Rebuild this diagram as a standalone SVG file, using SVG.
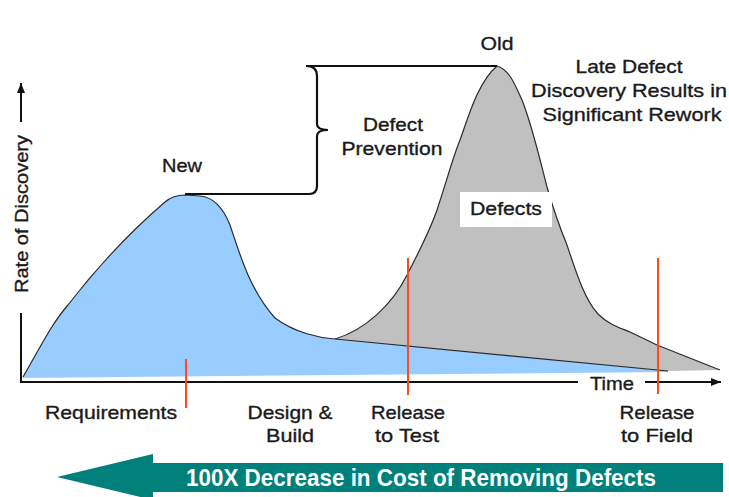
<svg xmlns="http://www.w3.org/2000/svg" width="729" height="497" viewBox="0 0 729 497">
<style>
.t{font-family:"Liberation Sans",Arial,sans-serif;font-size:19px;fill:#1a1a1a;stroke:#1a1a1a;stroke-width:0.35;text-anchor:middle}
.out{fill:none;stroke:#2a2a2a;stroke-width:1.2}
.red{stroke:#ff4a1c;stroke-width:2;fill:none}
.ax{stroke:#111;stroke-width:2;fill:none}
</style>
<defs>
<marker id="ah" viewBox="0 0 10 10" refX="10" refY="5" markerWidth="10" markerHeight="10" markerUnits="userSpaceOnUse" orient="auto">
<path d="M0,1 L10,5 L0,9 Z" fill="#111"/>
</marker>
</defs>
<rect width="729" height="497" fill="#fff"/>

<g id="old-curve">
<path d="M335,339 C365,330 392,305 407,275 C420,250 430,230 437,210 C447,180 452,160 460,140 C468,118 478,82 497,66 C510,70 515,85 522,100 C532,125 540,160 547,187 C555,215 560,228 567,245 C577,275 585,300 598,314 C608,324 618,327 630,332 L657,345 L720,370 L668,371 Z" fill="#c0c0c0"/>
<path class="out" d="M335,339 C365,330 392,305 407,275 C420,250 430,230 437,210 C447,180 452,160 460,140 C468,118 478,82 497,66 C510,70 515,85 522,100 C532,125 540,160 547,187 C555,215 560,228 567,245 C577,275 585,300 598,314 C608,324 618,327 630,332 L657,345 L720,370"/>
</g>

<g id="new-curve">
<path d="M23,377 C43,342 53,322 68,305 C95,270 130,232 165,202 C172,196 178,195 185,195 L200,196 C212,197 222,205 230,225 C240,255 250,290 275,318 C295,333 320,338 335,339 L668,371 L668,372 L23,378 Z" fill="#99ccff"/>
<path class="out" d="M23,377 C43,342 53,322 68,305 C95,270 130,232 165,202 C172,196 178,195 185,195 L200,196 C212,197 222,205 230,225 C240,255 250,290 275,318 C295,333 320,338 335,339 L668,371"/>
</g>

<g id="axes">
<path class="ax" d="M21,313 L21,382 L578,382"/>
<path class="ax" d="M645,382 L721,382" marker-end="url(#ah)"/>
<path class="ax" d="M21,122 L21,83" marker-end="url(#ah)"/>
<text class="t" transform="translate(28,214) rotate(-90)" textLength="158" lengthAdjust="spacingAndGlyphs">Rate of Discovery</text>
<text class="t" x="612" y="390" textLength="44" lengthAdjust="spacingAndGlyphs">Time</text>
</g>

<g id="bracket">
<path d="M306,66 L497,66" stroke="#111" stroke-width="2" fill="none"/>
<path d="M306,66 Q317,66 317,76 L317,124 Q317,130 328,130 Q317,130 317,136 L317,186 Q317,194 309,194 L185,194" stroke="#111" stroke-width="2.2" fill="none"/>
</g>

<g id="milestones">
<path class="red" d="M186,359 L186,408"/>
<path class="red" d="M408,258 L408,395"/>
<path class="red" d="M658,258 L658,394"/>
</g>

<g id="labels">
<text class="t" x="182" y="172" textLength="40" lengthAdjust="spacingAndGlyphs">New</text>
<text class="t" x="497" y="50" textLength="33" lengthAdjust="spacingAndGlyphs">Old</text>
<text class="t" x="393" y="131" textLength="60" lengthAdjust="spacingAndGlyphs">Defect</text>
<text class="t" x="392" y="155" textLength="101" lengthAdjust="spacingAndGlyphs">Prevention</text>
<text class="t" x="629" y="73" textLength="107" lengthAdjust="spacingAndGlyphs">Late Defect</text>
<text class="t" x="629" y="97" textLength="196" lengthAdjust="spacingAndGlyphs">Discovery Results in</text>
<text class="t" x="632" y="121" textLength="179" lengthAdjust="spacingAndGlyphs">Significant Rework</text>
</g>

<g id="defects-label">
<rect x="460" y="192" width="92" height="35" fill="#fff"/>
<text class="t" x="506" y="215" textLength="72" lengthAdjust="spacingAndGlyphs">Defects</text>
</g>

<g id="phases">
<text class="t" x="111" y="419" textLength="132" lengthAdjust="spacingAndGlyphs">Requirements</text>
<text class="t" x="290" y="419" textLength="85" lengthAdjust="spacingAndGlyphs">Design &amp;</text>
<text class="t" x="290" y="442" textLength="48" lengthAdjust="spacingAndGlyphs">Build</text>
<text class="t" x="408" y="419" textLength="74" lengthAdjust="spacingAndGlyphs">Release</text>
<text class="t" x="407" y="442" textLength="64" lengthAdjust="spacingAndGlyphs">to Test</text>
<text class="t" x="657" y="419" textLength="75" lengthAdjust="spacingAndGlyphs">Release</text>
<text class="t" x="657" y="442" textLength="72" lengthAdjust="spacingAndGlyphs">to Field</text>
</g>

<g id="cost-arrow">
<polygon points="57,477 153,454 153,463 723,463 723,492 153,492 153,500" fill="#00807a"/>
<text x="421" y="486" font-family="'Liberation Sans',Arial,sans-serif" font-size="23" font-weight="bold" fill="#fff" text-anchor="middle" textLength="470" lengthAdjust="spacingAndGlyphs">100X Decrease in Cost of Removing Defects</text>
</g>
</svg>
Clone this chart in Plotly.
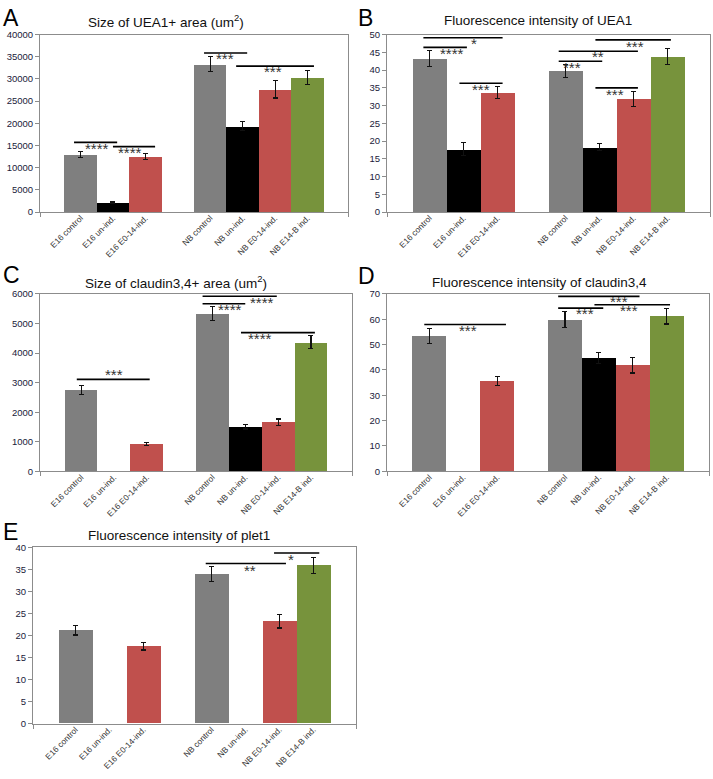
import plotly.graph_objects as go

W, H = 713, 779

# ---------------- data ----------------
categories = ["E16 control", "E16 un-ind.", "E16 E0-14-ind.",
              "NB control", "NB un-ind.", "NB E0-14-ind.", "NB E14-B ind."]
positions = [0, 1, 2, 4, 5, 6, 7]
bar_colors = ["#7f7f7f", "#000000", "#c0504d", "#7f7f7f", "#000000", "#c0504d", "#77933c"]

titles = ["Size of UEA1+ area (um<sup>2</sup>)",
          "Fluorescence intensity of UEA1",
          "Size of claudin3,4+ area (um<sup>2</sup>)",
          "Fluorescence intensity of claudin3,4",
          "Fluorescence intensity of plet1"]
letters = ["A", "B", "C", "D", "E"]

uea1_area = [13000, 2200, 12500, 33300, 19350, 27700, 30400]
uea1_area_err = [700, 150, 650, 1700, 1000, 2000, 1600]

uea1_int = [43.3, 17.7, 33.6, 39.8, 18.3, 31.9, 43.8]
uea1_int_err = [2.3, 1.8, 1.7, 1.9, 0.9, 2.1, 2.3]

cld_area = [2760, None, 935, 5330, 1500, 1660, 4360]
cld_area_err = [150, None, 55, 245, 70, 110, 220]

cld_int = [53.5, None, 35.7, 59.9, 44.7, 41.8, 61.2]
cld_int_err = [2.9, None, 1.7, 3.1, 2.0, 3.0, 3.1]

plet1_int = [21.2, None, 17.55, 33.9, None, 23.2, 35.9]
plet1_int_err = [1.1, None, 0.85, 1.75, None, 1.5, 1.85]

series = [uea1_area, uea1_int, cld_area, cld_int, plet1_int]
series_err = [uea1_area_err, uea1_int_err, cld_area_err, cld_int_err, plet1_int_err]
y_max = [40000, 50, 6000, 70, 40]
y_step = [5000, 5, 1000, 10, 5]

# significance brackets: (x_start, x_end, y_line, label, label_x, label_y)
brackets = [
    [(-0.2, 1.13, 15700, "****", 0.5, 14300),
     (1.0, 2.3, 14750, "****", 1.53, 13350),
     (3.81, 5.14, 35850, "***", 4.46, 34700),
     (4.8, 7.2, 32900, "***", 5.94, 31600)],
    [(-0.18, 2.15, 49.1, "*", 1.3, 47.4),
     (-0.18, 1.1, 46.4, "****", 0.65, 44.6),
     (0.88, 2.15, 36.3, "***", 1.52, 34.5),
     (4.88, 7.1, 48.5, "***", 6.03, 46.55),
     (3.8, 6.13, 45.3, "**", 4.97, 43.7),
     (3.8, 5.08, 42.5, "***", 4.2, 40.7),
     (4.88, 6.13, 35.0, "***", 5.47, 33.1)],
    [(-0.13, 2.09, 3110, "***", 0.99, 3260),
     (3.7, 5.96, 5920, "****", 5.5, 5720),
     (3.7, 5.0, 5665, "****", 4.52, 5460),
     (4.87, 7.12, 4690, "****", 5.46, 4490)],
    [(-0.15, 2.26, 57.9, "***", 1.15, 55.7),
     (3.8, 6.2, 69.0, "***", 5.6, 67.0),
     (4.87, 7.1, 65.7, "***", 5.9, 63.5),
     (3.8, 5.13, 64.4, "***", 4.59, 62.2)],
    [(3.83, 6.19, 36.3, "**", 5.13, 34.7),
     (5.84, 7.17, 38.7, "*", 6.33, 37.3)],
]

# ---------------- layout geometry (pixels) ----------------
rects = [(40, 348, 29, 209), (387, 710, 29, 209),
         (40, 352, 292, 472), (387, 709, 292, 472),
         (33, 356, 549, 728)]
title_pos = [(166, 15), (538, 15), (176, 280), (539, 280), (179, 537)]
letter_pos = [(1, 12), (356, 12), (1, 273), (356, 274), (1, 534)]

def px(x):
    return x / W

def py(y):
    return 1 - y / H

fig = go.Figure()
layout = {}
annotations = []
shapes = []

for i in range(5):
    n = "" if i == 0 else str(i + 1)
    xa, ya = "x" + n, "y" + n
    fig.add_trace(go.Bar(
        x=positions, y=series[i], width=1.0,
        marker=dict(color=bar_colors, line=dict(width=0)),
        error_y=dict(type="data", array=series_err[i], visible=True,
                     color="#111111", thickness=1.1, width=2.5),
        xaxis=xa, yaxis=ya, showlegend=False, hoverinfo="skip",
    ))
    l, r, t, b = rects[i]
    layout["xaxis" + n] = dict(
        domain=[px(l), px(r)], anchor=ya, range=[-1.25, 8.25],
        tickmode="array", tickvals=positions, ticktext=categories,
        tickangle=-45, ticks="", showline=True, linecolor="#8c8c8c",
        linewidth=1, mirror=True, showgrid=False, zeroline=False,
        ticklabelstandoff=-3,
        tickfont=dict(family="Liberation Sans, Arial", size=8.3, color="#333333"),
        minor=dict(tickmode="array", tickvals=[-1.25, 8.25], ticks="outside",
                   ticklen=4, tickcolor="#8c8c8c"),
    )
    layout["yaxis" + n] = dict(
        domain=[py(b), py(t)], anchor=xa, range=[0, y_max[i]],
        tickmode="linear", tick0=0, dtick=y_step[i], tickformat="d",
        ticks="outside", ticklen=4, tickcolor="#8c8c8c",
        showline=True, linecolor="#8c8c8c", linewidth=1, mirror=True,
        showgrid=False, zeroline=False,
        tickfont=dict(family="Liberation Sans, Arial", size=9.5, color="#1a1a3a"),
    )
    tx, ty = title_pos[i]
    annotations.append(dict(text=titles[i], x=px(tx), y=py(ty), xref="paper", yref="paper",
                            xanchor="center", yanchor="middle", showarrow=False,
                            font=dict(family="Liberation Sans, Arial", size=13.5, color="#111111")))
    lx, ly = letter_pos[i]
    annotations.append(dict(text=letters[i], x=px(lx), y=py(ly), xref="paper", yref="paper",
                            xanchor="left", yanchor="middle", showarrow=False,
                            font=dict(family="Liberation Sans, Arial", size=23, color="#000000")))
    for (x0, x1, yl, lab, lxv, lyv) in brackets[i]:
        shapes.append(dict(type="line", xref=xa, yref=ya, x0=x0, x1=x1, y0=yl, y1=yl,
                           line=dict(color="#000000", width=1.6)))
        annotations.append(dict(text=lab, x=lxv, y=lyv, xref=xa, yref=ya, yshift=0,
                                xanchor="center", yanchor="middle", showarrow=False,
                                font=dict(family="Liberation Sans, Arial", size=15, color="#333333")))

fig.update_layout(
    width=W, height=H, margin=dict(l=0, r=0, t=0, b=0),
    paper_bgcolor="white", plot_bgcolor="white",
    annotations=annotations, shapes=shapes, bargap=0,
    **layout,
)

fig.write_html("out.html", config={"displayModeBar": False},
               post_script="document.body.style.margin='0';document.body.style.overflow='hidden';")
__________________________________________________
• [Exercise]
Copy exactly the stretch of lines from the one containing "Clone this chart in Plotly." through the one containing "y_step = [5000, 5, 1000, 10, 5]", both included. Leave out any pictures.

• [Answer to this exercise]
Clone this chart in Plotly.
import plotly.graph_objects as go

W, H = 713, 779

# ---------------- data ----------------
categories = ["E16 control", "E16 un-ind.", "E16 E0-14-ind.",
              "NB control", "NB un-ind.", "NB E0-14-ind.", "NB E14-B ind."]
positions = [0, 1, 2, 4, 5, 6, 7]
bar_colors = ["#7f7f7f", "#000000", "#c0504d", "#7f7f7f", "#000000", "#c0504d", "#77933c"]

titles = ["Size of UEA1+ area (um<sup>2</sup>)",
          "Fluorescence intensity of UEA1",
          "Size of claudin3,4+ area (um<sup>2</sup>)",
          "Fluorescence intensity of claudin3,4",
          "Fluorescence intensity of plet1"]
letters = ["A", "B", "C", "D", "E"]

uea1_area = [13000, 2200, 12500, 33300, 19350, 27700, 30400]
uea1_area_err = [700, 150, 650, 1700, 1000, 2000, 1600]

uea1_int = [43.3, 17.7, 33.6, 39.8, 18.3, 31.9, 43.8]
uea1_int_err = [2.3, 1.8, 1.7, 1.9, 0.9, 2.1, 2.3]

cld_area = [2760, None, 935, 5330, 1500, 1660, 4360]
cld_area_err = [150, None, 55, 245, 70, 110, 220]

cld_int = [53.5, None, 35.7, 59.9, 44.7, 41.8, 61.2]
cld_int_err = [2.9, None, 1.7, 3.1, 2.0, 3.0, 3.1]

plet1_int = [21.2, None, 17.55, 33.9, None, 23.2, 35.9]
plet1_int_err = [1.1, None, 0.85, 1.75, None, 1.5, 1.85]

series = [uea1_area, uea1_int, cld_area, cld_int, plet1_int]
series_err = [uea1_area_err, uea1_int_err, cld_area_err, cld_int_err, plet1_int_err]
y_max = [40000, 50, 6000, 70, 40]
y_step = [5000, 5, 1000, 10, 5]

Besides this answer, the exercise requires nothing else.